Former Vice President Joe Biden and his running mate Sen. Kamala Harris, D-Calif., have been very clear – for years -- on their policy positions when it comes to energy. They want to end fracking, upend America’s energy independence and kill high-paying jobs for thousands of Americans.
“I am not banning fracking… no matter how many times Donald Trump lies about me,” Biden said confidently on August 31 to supporters in Pittsburgh. But don’t let him fool you.
During a primary debate in March against Sen. Bernie Sanders, I-Vt., when his audience was not Western Pennsylvania, Biden agreed with Sanders’s fracking ban legislation. “No more – no new fracking,” Biden chirped.
That shouldn’t surprise anyone. Months before, he “guaranteed” a young woman in New Hampshire that he would “end fossil fuels” if he became president.
His running mate, Harris echoed a similar sentiment in a primary debate broadcast on CNN, “There’s no question I’m in favor of banning fracking.” Instead of embracing the Green New Deal, Harris may want to focus on keeping her constituents’ power on, considering the rolling blackouts affecting millions of Californians this summer.
Why would Biden backpedal on his promises in Pittsburgh? The clearest answer is that hundreds of thousands of families in Pennsylvania depend on the oil and gas industry directly or indirectly to make a living.
Western Pennsylvania is not unique, as the oil and gas industry directly employed 428,234 Texans in 2019. Those numbers don’t account for the indirect employment attributable to oil and gas operations, which PricewaterhouseCoopers estimated at 10.3 million U.S. jobs in 2015.
The concept of a federal fracking ban is not based on economic or even environmental data, it is a shallow policy talking point used by candidates charging to the left to appease the Sanders/Ocasio-Cortez base of the Democratic Party.

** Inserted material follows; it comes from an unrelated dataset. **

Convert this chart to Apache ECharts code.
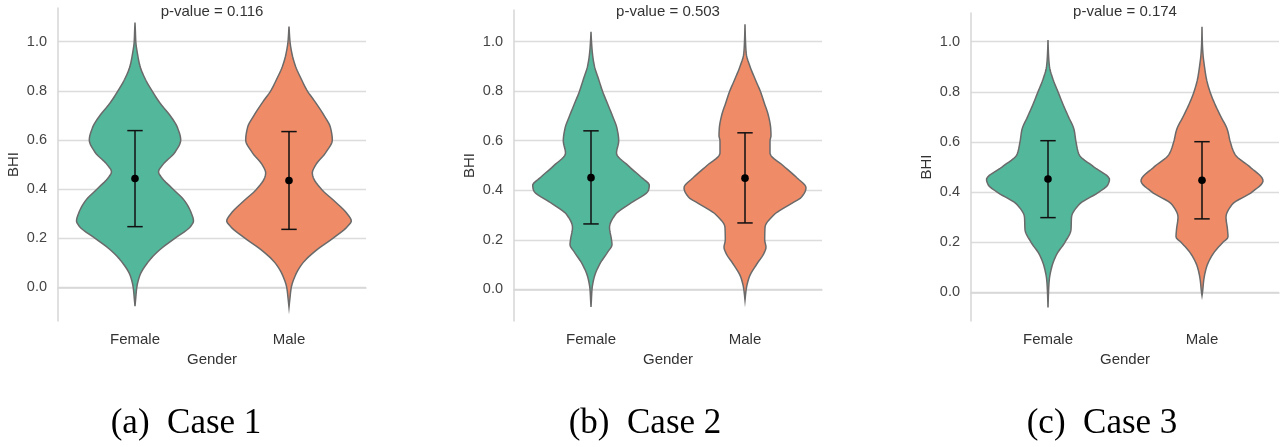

According to Baker Hughes, nearly 90 percent of all new oil and gas wells drilled today are horizontal, fracked wells – you cannot shut this down without painful geopolitical and economic consequences.
Under the leadership of the Trump administration and my former boss, ex-Energy Secretary Rick Perry, the United States has reached new heights in energy.
We are less dependent now on Middle Eastern and Russian oil and now lead the world in oil and gas production. And even while accomplishing this, since 2005 no country in the world has reduced their CO2 emissions more than the United States, primarily driven by fracked natural gas used in electricity production.
Abundant, affordable energy benefits all Americans. The White House Council of Economic Advisors estimates that increased oil and natural gas production due to the fracking revolution is saving American families a combined $203 billion annually, or around $2,500 per family.
Lower-income households spend a larger proportion of their income on energy bills, so expensive energy and utilities would harm these families more than the private jet elitists lecturing them about carbon footprints.
We can responsibly address environmental concerns and maintain low energy costs by pursuing a comprehensive policy of energy production that focuses on low cost, abundant, clean energy options – including natural gas, oil, nuclear, and renewables.
A competitive marketplace of ideas that does not restrict investment in specific industries will ensure that the United States is prepared to meet the economic and environmental issues of the future.
The pandering positions of Biden and Harris are not simply disingenuous and confusing, they pose a threat to the economic and national security of the United States.
A Biden administration – and those who would openly align with it - would cripple American energy, no matter how many times he dances around the subject.
Republican Chip Roy represents the 21st Congressional District of Texas and is the former first assistant attorney general of Texas.